99¢ Only Stores sees 79% of its sales from consumables, while Dollar General has ex­panded its consumable mix to 72% of its total assortment and has doubled the number of its stores with frozen and refrigerated sections. Family Dollar has doubled the size of its food section over the last five years and recently reported 16% growth in consumable sales, helping to temper continued weakness in discretionary categories.  

The story is similar in health and beauty. Dollar General recently expanded its health and beauty assortment by more than 350 SKUs, and Family Dollar expanded its health and beauty assortment by 25% last year and gave it a more prominent space in stores.

In contrast, Walmart cut its grocery offerings dramatically to create sparser, tidier shelves to attract wealthier consumers during the recession. But Walmart has reintroduced these items post-recession and is fighting for its core consumer base with renewed strength as a result.

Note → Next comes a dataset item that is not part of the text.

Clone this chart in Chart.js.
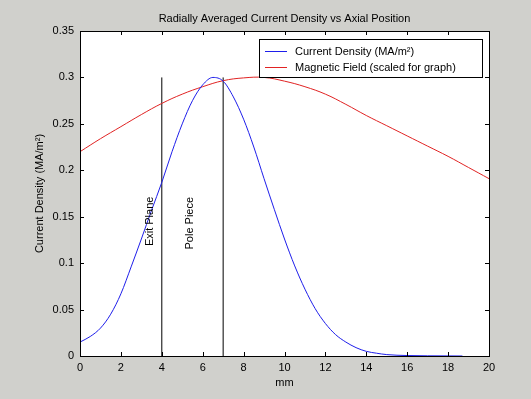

The importance of preemptive distribution holds true regardless of segment. For exam­ple, in the apparel space, this has manifested itself in the rise of fast fashion and Kohl’s success at stealing share from JC Penney by moving in closer to JC Penney’s core custom­ers. Recent same-day delivery offers from Amazon, eBay and Walmart are its latest manifestation.

Walmart’s story, and other cases of preemptive distribution, show us that it is no longer sufficient for a retailer to conquer one area—say, a great assortment or low prices— and rest on its laurels. It will only be a matter of time before its com­petitors are encroaching on its territory—literally.